Lines that contain the string "matplotlib" are to be copied; leave out all others.

------------------------------

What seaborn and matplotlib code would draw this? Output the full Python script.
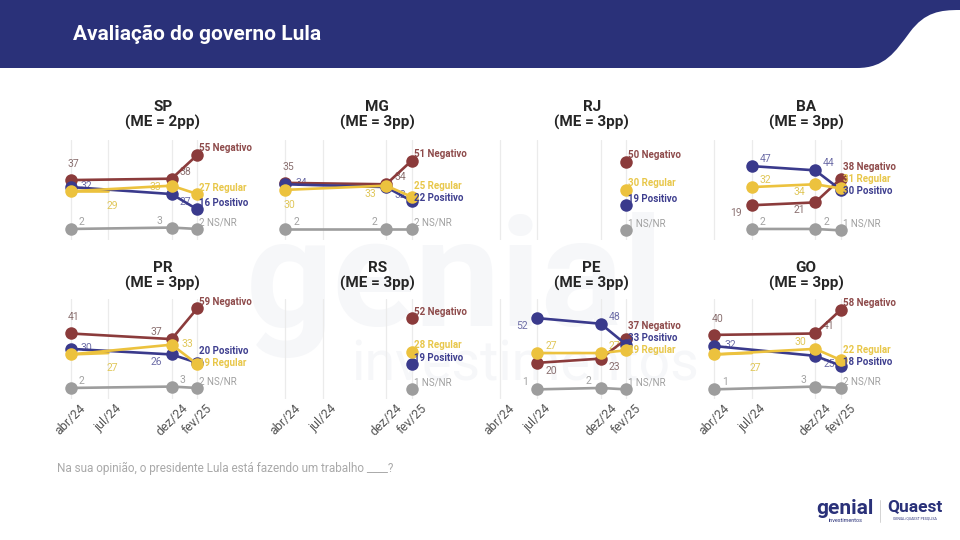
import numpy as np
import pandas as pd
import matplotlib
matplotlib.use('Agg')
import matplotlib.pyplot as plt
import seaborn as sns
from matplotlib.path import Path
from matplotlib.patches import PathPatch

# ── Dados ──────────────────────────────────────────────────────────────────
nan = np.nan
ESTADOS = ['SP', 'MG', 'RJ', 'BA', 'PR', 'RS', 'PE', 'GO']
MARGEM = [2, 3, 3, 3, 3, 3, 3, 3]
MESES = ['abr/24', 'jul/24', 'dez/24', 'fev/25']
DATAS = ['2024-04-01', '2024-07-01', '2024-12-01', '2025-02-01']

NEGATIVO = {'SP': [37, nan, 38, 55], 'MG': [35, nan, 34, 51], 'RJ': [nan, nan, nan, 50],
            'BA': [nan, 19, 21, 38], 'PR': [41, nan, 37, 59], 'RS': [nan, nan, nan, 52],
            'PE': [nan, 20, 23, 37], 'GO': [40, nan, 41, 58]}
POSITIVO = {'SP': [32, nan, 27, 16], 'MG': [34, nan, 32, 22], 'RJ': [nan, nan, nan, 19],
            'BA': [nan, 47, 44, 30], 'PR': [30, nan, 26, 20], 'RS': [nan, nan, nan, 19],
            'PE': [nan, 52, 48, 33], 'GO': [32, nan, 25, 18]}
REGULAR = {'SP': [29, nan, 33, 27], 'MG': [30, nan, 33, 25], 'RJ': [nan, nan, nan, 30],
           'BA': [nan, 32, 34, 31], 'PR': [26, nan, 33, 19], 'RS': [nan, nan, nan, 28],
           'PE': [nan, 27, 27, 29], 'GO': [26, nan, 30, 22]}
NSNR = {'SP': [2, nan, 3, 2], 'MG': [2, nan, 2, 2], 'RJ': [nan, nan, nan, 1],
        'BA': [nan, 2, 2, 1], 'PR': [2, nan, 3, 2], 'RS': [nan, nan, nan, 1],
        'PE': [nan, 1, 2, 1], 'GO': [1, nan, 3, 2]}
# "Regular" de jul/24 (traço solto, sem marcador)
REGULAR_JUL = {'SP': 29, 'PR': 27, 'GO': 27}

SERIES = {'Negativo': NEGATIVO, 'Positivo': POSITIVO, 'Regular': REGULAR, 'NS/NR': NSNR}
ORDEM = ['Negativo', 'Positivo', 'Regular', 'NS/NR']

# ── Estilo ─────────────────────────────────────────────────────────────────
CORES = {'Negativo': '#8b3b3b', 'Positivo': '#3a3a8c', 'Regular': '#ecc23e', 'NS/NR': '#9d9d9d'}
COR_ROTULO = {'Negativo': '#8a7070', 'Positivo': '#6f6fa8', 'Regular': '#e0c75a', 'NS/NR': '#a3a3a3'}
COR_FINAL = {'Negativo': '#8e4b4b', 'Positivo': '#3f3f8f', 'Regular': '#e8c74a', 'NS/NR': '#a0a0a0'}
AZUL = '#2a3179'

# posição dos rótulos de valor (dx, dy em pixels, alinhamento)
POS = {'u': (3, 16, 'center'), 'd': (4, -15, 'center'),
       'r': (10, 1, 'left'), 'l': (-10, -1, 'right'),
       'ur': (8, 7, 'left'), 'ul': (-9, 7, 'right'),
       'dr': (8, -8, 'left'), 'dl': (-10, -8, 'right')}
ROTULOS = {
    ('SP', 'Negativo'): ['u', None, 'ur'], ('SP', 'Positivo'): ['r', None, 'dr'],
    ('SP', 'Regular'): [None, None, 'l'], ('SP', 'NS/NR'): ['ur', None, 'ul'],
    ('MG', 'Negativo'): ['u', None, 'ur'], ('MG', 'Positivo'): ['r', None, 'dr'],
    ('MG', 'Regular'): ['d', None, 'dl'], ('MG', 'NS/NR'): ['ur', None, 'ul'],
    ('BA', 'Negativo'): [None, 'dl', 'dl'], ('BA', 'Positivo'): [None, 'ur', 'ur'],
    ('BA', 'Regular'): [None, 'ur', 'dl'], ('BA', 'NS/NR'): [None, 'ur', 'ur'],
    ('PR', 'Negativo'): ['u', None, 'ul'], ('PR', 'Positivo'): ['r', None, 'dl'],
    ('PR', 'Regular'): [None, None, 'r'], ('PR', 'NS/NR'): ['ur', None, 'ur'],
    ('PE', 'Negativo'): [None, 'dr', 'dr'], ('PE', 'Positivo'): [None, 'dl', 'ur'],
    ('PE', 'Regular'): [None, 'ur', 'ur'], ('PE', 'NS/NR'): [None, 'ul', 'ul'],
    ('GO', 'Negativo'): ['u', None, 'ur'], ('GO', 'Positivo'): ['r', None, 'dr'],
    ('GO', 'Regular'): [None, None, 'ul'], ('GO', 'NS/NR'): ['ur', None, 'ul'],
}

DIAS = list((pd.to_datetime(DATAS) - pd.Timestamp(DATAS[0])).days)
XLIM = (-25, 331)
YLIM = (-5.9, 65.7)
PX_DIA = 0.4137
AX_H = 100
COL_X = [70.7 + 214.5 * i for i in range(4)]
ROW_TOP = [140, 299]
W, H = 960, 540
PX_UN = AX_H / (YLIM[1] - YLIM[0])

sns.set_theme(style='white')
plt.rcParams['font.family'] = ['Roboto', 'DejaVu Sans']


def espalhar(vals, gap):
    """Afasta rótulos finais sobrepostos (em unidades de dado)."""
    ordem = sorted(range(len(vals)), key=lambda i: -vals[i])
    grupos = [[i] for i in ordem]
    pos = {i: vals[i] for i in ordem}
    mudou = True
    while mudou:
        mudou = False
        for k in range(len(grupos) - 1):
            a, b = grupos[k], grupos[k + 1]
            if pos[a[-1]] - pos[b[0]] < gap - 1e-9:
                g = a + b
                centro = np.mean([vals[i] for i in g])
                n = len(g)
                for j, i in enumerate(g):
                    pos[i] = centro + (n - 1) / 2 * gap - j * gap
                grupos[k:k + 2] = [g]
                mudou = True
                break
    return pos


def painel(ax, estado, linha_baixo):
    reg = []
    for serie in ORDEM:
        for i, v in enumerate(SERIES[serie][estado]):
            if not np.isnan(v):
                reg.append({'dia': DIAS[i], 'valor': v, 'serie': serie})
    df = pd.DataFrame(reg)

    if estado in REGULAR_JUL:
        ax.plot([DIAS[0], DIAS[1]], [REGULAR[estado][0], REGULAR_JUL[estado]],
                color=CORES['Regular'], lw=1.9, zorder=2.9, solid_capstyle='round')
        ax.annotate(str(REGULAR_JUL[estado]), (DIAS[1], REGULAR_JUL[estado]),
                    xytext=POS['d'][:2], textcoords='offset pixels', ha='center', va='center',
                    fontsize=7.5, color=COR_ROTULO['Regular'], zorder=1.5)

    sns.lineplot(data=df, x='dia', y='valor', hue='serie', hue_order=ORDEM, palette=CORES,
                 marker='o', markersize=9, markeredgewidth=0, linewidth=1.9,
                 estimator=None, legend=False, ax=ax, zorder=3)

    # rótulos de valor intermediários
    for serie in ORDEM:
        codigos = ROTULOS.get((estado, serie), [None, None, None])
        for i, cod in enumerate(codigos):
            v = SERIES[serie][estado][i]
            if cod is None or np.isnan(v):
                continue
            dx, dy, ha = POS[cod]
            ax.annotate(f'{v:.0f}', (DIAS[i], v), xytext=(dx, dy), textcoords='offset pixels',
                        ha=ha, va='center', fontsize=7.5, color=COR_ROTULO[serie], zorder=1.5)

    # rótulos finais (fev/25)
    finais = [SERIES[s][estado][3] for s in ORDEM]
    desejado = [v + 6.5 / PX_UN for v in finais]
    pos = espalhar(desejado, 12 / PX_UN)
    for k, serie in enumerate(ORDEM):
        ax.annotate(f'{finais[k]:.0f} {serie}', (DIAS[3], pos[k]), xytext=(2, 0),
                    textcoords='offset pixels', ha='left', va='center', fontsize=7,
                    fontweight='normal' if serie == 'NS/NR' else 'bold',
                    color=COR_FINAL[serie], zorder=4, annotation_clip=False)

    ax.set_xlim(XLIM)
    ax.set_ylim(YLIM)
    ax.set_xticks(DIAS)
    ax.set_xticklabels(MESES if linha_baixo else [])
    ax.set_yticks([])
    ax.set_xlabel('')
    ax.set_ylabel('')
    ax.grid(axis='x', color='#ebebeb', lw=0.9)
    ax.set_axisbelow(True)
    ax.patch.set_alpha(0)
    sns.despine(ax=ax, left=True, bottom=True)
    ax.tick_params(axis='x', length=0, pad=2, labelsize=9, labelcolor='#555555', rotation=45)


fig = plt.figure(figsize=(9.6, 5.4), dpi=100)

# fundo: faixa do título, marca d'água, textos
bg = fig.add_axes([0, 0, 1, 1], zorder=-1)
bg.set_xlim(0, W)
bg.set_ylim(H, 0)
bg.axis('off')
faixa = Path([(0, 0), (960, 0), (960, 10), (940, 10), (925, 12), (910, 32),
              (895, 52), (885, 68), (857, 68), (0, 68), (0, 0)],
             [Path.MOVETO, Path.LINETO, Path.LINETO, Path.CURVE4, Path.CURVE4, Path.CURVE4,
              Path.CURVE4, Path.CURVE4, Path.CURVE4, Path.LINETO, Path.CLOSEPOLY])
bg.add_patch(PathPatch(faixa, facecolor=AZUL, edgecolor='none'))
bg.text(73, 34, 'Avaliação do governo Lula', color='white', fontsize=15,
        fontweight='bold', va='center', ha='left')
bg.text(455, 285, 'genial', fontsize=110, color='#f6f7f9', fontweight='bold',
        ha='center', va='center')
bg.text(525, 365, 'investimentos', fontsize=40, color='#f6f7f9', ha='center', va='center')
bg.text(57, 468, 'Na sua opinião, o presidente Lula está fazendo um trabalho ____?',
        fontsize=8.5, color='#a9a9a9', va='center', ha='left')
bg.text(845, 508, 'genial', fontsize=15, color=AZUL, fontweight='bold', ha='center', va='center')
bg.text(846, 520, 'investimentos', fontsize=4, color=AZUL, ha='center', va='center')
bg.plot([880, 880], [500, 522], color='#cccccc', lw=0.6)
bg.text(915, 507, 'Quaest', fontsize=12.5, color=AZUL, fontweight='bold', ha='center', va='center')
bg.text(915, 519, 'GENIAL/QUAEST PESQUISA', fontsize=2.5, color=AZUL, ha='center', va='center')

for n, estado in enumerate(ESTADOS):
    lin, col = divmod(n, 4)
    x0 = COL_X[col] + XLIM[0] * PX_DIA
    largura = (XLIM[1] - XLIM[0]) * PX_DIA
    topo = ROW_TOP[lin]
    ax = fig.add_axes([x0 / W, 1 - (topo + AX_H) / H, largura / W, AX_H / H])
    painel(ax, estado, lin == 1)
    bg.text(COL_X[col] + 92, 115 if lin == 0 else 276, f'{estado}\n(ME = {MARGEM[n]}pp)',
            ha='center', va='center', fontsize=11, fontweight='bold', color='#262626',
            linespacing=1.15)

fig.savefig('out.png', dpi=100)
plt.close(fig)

------------------------------

● **TASK SOLUTION**
What seaborn and matplotlib code would draw this? Output the full Python script.
import matplotlib
matplotlib.use('Agg')
import matplotlib.pyplot as plt
from matplotlib.path import Path
from matplotlib.patches import PathPatch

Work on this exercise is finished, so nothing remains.